# Short problem
Take every line from the material that has the word "this" in it.

# Data supplied

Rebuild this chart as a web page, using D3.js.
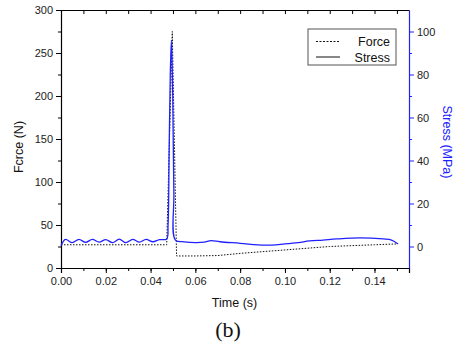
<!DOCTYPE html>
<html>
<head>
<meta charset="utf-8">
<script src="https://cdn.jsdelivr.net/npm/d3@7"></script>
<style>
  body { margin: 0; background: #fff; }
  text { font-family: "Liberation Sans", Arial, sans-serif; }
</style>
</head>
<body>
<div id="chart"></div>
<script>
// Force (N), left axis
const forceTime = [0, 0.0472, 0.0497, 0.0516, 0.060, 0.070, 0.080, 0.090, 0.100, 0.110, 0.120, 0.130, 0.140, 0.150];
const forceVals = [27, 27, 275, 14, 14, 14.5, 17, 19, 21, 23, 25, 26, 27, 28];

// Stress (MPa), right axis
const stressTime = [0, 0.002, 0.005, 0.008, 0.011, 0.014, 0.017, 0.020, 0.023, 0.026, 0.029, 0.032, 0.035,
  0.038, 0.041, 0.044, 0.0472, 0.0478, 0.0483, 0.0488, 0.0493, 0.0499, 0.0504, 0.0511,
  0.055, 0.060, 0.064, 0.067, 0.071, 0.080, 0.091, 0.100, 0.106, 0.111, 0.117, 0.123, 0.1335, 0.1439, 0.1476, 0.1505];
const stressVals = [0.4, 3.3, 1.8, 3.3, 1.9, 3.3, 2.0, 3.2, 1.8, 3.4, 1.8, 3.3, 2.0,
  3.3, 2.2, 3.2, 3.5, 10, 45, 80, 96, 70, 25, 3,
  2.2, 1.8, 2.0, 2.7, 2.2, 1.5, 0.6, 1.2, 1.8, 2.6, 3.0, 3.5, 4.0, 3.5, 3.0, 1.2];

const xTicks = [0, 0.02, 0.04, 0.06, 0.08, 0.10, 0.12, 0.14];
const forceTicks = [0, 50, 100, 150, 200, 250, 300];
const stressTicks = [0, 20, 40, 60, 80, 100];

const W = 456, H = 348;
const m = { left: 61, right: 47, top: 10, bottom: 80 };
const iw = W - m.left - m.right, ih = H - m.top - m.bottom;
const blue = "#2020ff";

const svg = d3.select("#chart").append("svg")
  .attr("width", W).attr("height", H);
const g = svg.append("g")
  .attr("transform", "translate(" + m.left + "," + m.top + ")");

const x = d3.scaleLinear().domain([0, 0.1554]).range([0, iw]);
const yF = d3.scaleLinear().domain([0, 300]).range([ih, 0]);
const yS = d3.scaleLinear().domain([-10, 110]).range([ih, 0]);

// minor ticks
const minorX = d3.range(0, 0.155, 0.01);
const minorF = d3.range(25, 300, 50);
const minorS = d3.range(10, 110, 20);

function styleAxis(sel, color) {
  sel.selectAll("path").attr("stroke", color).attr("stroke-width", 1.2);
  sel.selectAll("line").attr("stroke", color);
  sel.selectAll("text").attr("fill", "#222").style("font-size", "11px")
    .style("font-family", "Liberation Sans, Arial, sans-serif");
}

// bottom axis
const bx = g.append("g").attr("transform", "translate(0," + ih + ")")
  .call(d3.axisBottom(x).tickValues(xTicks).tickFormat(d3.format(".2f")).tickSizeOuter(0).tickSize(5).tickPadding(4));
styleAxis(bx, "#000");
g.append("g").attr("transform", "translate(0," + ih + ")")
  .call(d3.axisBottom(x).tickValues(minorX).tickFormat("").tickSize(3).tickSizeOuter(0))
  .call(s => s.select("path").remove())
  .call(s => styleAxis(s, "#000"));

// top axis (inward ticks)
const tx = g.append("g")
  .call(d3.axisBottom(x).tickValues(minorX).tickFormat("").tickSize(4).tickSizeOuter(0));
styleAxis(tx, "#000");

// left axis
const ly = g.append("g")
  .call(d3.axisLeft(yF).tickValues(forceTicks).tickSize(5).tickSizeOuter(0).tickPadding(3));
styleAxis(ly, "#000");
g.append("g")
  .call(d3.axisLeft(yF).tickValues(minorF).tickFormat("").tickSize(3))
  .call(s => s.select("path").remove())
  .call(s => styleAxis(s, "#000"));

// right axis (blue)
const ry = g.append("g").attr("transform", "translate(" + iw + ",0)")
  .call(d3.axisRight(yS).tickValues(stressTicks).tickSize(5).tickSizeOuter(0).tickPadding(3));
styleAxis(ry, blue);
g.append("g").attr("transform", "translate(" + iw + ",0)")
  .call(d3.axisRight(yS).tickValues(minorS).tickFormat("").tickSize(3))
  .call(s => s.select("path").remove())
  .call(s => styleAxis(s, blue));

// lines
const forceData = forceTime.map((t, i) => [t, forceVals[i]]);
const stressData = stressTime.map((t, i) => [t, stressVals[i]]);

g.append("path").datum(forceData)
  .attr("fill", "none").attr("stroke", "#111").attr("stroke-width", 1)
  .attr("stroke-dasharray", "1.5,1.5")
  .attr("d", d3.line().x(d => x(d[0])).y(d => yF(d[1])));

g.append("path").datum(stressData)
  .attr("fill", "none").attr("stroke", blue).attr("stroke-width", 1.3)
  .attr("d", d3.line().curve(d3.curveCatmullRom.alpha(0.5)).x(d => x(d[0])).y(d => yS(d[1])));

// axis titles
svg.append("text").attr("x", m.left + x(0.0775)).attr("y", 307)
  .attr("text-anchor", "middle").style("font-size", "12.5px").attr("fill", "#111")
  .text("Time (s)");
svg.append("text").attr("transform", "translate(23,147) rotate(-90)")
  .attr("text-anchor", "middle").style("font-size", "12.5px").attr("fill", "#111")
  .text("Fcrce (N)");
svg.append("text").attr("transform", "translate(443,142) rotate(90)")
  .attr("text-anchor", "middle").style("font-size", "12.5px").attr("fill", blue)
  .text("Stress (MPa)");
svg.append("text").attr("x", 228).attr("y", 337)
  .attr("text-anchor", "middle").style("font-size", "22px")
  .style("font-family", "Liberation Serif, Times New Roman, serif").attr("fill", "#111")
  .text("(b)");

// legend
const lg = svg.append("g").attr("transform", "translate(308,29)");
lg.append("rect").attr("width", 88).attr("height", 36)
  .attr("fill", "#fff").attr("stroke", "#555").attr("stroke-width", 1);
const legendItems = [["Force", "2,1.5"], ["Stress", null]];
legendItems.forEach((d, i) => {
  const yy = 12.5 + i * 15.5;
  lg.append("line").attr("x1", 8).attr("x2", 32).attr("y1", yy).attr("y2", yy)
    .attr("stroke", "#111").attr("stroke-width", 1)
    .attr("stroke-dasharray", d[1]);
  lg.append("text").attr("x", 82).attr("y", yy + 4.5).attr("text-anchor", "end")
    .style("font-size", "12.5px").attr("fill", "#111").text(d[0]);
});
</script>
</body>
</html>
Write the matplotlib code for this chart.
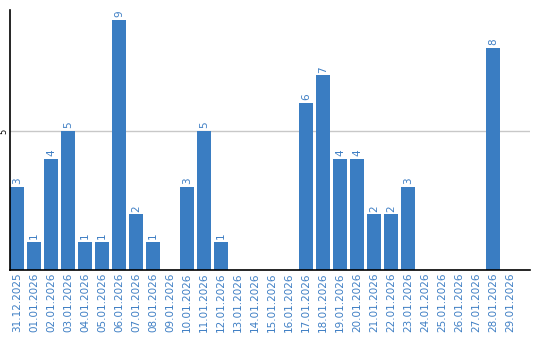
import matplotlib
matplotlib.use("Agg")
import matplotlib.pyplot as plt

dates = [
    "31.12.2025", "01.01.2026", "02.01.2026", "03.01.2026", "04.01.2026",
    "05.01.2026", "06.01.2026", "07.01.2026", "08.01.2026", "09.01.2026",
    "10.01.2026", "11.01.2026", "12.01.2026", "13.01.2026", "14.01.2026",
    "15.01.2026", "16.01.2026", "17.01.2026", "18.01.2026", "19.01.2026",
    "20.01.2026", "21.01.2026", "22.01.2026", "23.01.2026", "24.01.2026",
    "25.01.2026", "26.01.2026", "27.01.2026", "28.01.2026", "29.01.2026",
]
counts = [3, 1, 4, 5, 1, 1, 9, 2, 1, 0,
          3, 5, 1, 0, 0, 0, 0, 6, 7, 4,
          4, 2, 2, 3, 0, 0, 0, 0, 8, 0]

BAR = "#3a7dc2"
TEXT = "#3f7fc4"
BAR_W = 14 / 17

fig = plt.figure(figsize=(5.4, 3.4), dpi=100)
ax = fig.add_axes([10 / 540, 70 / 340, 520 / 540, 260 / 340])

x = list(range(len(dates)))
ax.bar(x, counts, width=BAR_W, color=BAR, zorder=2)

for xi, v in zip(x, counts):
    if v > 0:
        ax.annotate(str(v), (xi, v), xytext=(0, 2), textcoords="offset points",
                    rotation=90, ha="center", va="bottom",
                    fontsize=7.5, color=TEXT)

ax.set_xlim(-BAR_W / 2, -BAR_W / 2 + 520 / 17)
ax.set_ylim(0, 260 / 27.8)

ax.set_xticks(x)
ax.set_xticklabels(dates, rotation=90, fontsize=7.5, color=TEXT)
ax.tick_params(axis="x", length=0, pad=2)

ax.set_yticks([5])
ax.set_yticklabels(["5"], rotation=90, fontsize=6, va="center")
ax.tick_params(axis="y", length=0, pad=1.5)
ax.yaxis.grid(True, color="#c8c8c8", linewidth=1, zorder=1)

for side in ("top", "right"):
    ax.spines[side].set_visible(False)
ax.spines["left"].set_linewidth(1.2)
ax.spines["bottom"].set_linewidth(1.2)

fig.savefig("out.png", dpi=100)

# Reply
Rebuild this chart as a web page, using D3.js.
Write the matplotlib code for this chart.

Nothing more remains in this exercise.